----- GIVEN MATERIAL
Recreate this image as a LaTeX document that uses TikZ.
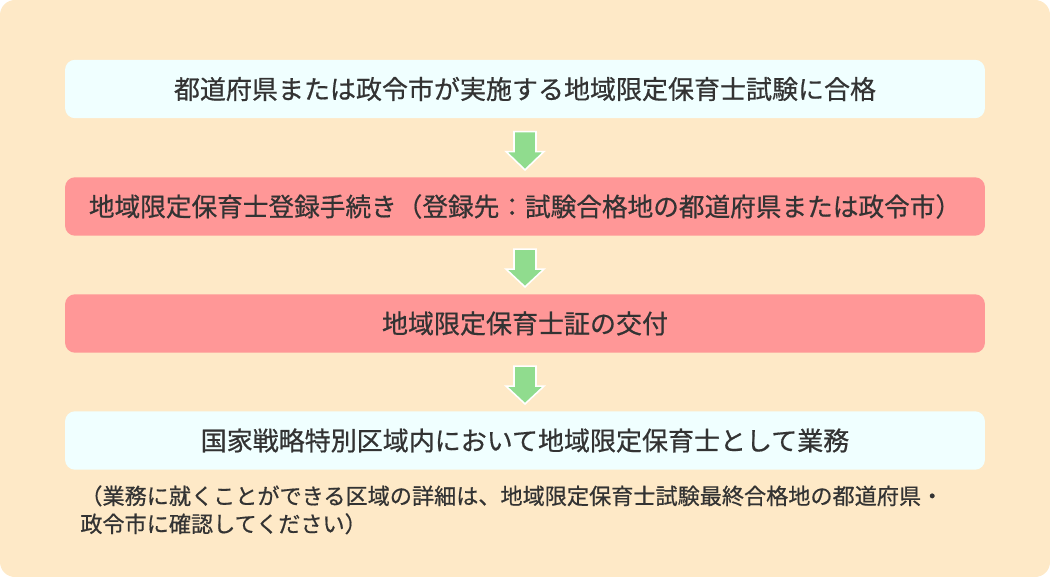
\documentclass[tikz,border=0pt]{standalone}
\usepackage{fontspec}
\newfontfamily\jpfont[FakeBold=0.6]{Noto Sans CJK JP}
\usepackage{tikz}
\usetikzlibrary{calc}
\definecolor{cream}{HTML}{FEE9C7}
\definecolor{paleblue}{HTML}{F0FFFF}
\definecolor{salmon}{HTML}{FF9797}
\definecolor{leaf}{HTML}{90DC8E}
\definecolor{ink}{HTML}{333333}

\begin{document}
\begin{tikzpicture}[
    x=0.02cm, y=-0.02cm,
    stepbox/.style={rounded corners=0.2cm, minimum width=18.4cm, minimum height=1.17cm, align=center, text=ink, font=\jpfont\fontsize{14.8}{17}\selectfont, fill=paleblue},
    arr/.style={fill=leaf, draw=white, line width=0.9pt, line join=miter}
]
\useasboundingbox (0,0) rectangle (1050,577);
\fill[cream, rounded corners=0.3cm] (0,0) rectangle (1050,577);

\node[stepbox] (exam) at (525,89) {都道府県または政令市が実施する地域限定保育士試験に合格};
\node[stepbox, fill=salmon] (reg) at (525,206.5) {\fontsize{14.6}{17}\selectfont 地域限定保育士登録手続き（登録先：試験合格地の都道府県または政令市）};
\node[stepbox, fill=salmon] (cert) at (525,323.5) {地域限定保育士証の交付};
\node[stepbox] (work) at (525,440.5) {国家戦略特別区域内において地域限定保育士として業務};
\node[anchor=north west, align=left, text=ink, font=\jpfont\fontsize{12.6}{15.9}\selectfont, inner sep=0pt] (note) at (80,485)
    {（業務に就くことができる区域の詳細は、地域限定保育士試験最終合格地の都道府県・\\政令市に確認してください）};

% down arrows between the steps
\foreach \a/\b in {exam/reg, reg/cert, cert/work}
    \draw[arr] ($(\a.south)+(-11,13)$) -- ++(22,0) -- ++(0,20) -- ++(8,0)
        -- ($(\b.north)+(0,-7)$) -- ($(\a.south)+(-19,33)$) -- ++(8,0) -- cycle;
\end{tikzpicture}
\end{document}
----------
WHAT IS EXPECTED: Copy out the whole listing exactly, and don't carry over any pictures.

IN RESPONSE:
Recreate this image as a LaTeX document that uses TikZ.
\documentclass[tikz,border=0pt]{standalone}
\usepackage{fontspec}
\newfontfamily\jpfont[FakeBold=0.6]{Noto Sans CJK JP}
\usepackage{tikz}
\usetikzlibrary{calc}
\definecolor{cream}{HTML}{FEE9C7}
\definecolor{paleblue}{HTML}{F0FFFF}
\definecolor{salmon}{HTML}{FF9797}
\definecolor{leaf}{HTML}{90DC8E}
\definecolor{ink}{HTML}{333333}

\begin{document}
\begin{tikzpicture}[
    x=0.02cm, y=-0.02cm,
    stepbox/.style={rounded corners=0.2cm, minimum width=18.4cm, minimum height=1.17cm, align=center, text=ink, font=\jpfont\fontsize{14.8}{17}\selectfont, fill=paleblue},
    arr/.style={fill=leaf, draw=white, line width=0.9pt, line join=miter}
]
\useasboundingbox (0,0) rectangle (1050,577);
\fill[cream, rounded corners=0.3cm] (0,0) rectangle (1050,577);

\node[stepbox] (exam) at (525,89) {都道府県または政令市が実施する地域限定保育士試験に合格};
\node[stepbox, fill=salmon] (reg) at (525,206.5) {\fontsize{14.6}{17}\selectfont 地域限定保育士登録手続き（登録先：試験合格地の都道府県または政令市）};
\node[stepbox, fill=salmon] (cert) at (525,323.5) {地域限定保育士証の交付};
\node[stepbox] (work) at (525,440.5) {国家戦略特別区域内において地域限定保育士として業務};
\node[anchor=north west, align=left, text=ink, font=\jpfont\fontsize{12.6}{15.9}\selectfont, inner sep=0pt] (note) at (80,485)
    {（業務に就くことができる区域の詳細は、地域限定保育士試験最終合格地の都道府県・\\政令市に確認してください）};

% down arrows between the steps
\foreach \a/\b in {exam/reg, reg/cert, cert/work}
    \draw[arr] ($(\a.south)+(-11,13)$) -- ++(22,0) -- ++(0,20) -- ++(8,0)
        -- ($(\b.north)+(0,-7)$) -- ($(\a.south)+(-19,33)$) -- ++(8,0) -- cycle;
\end{tikzpicture}
\end{document}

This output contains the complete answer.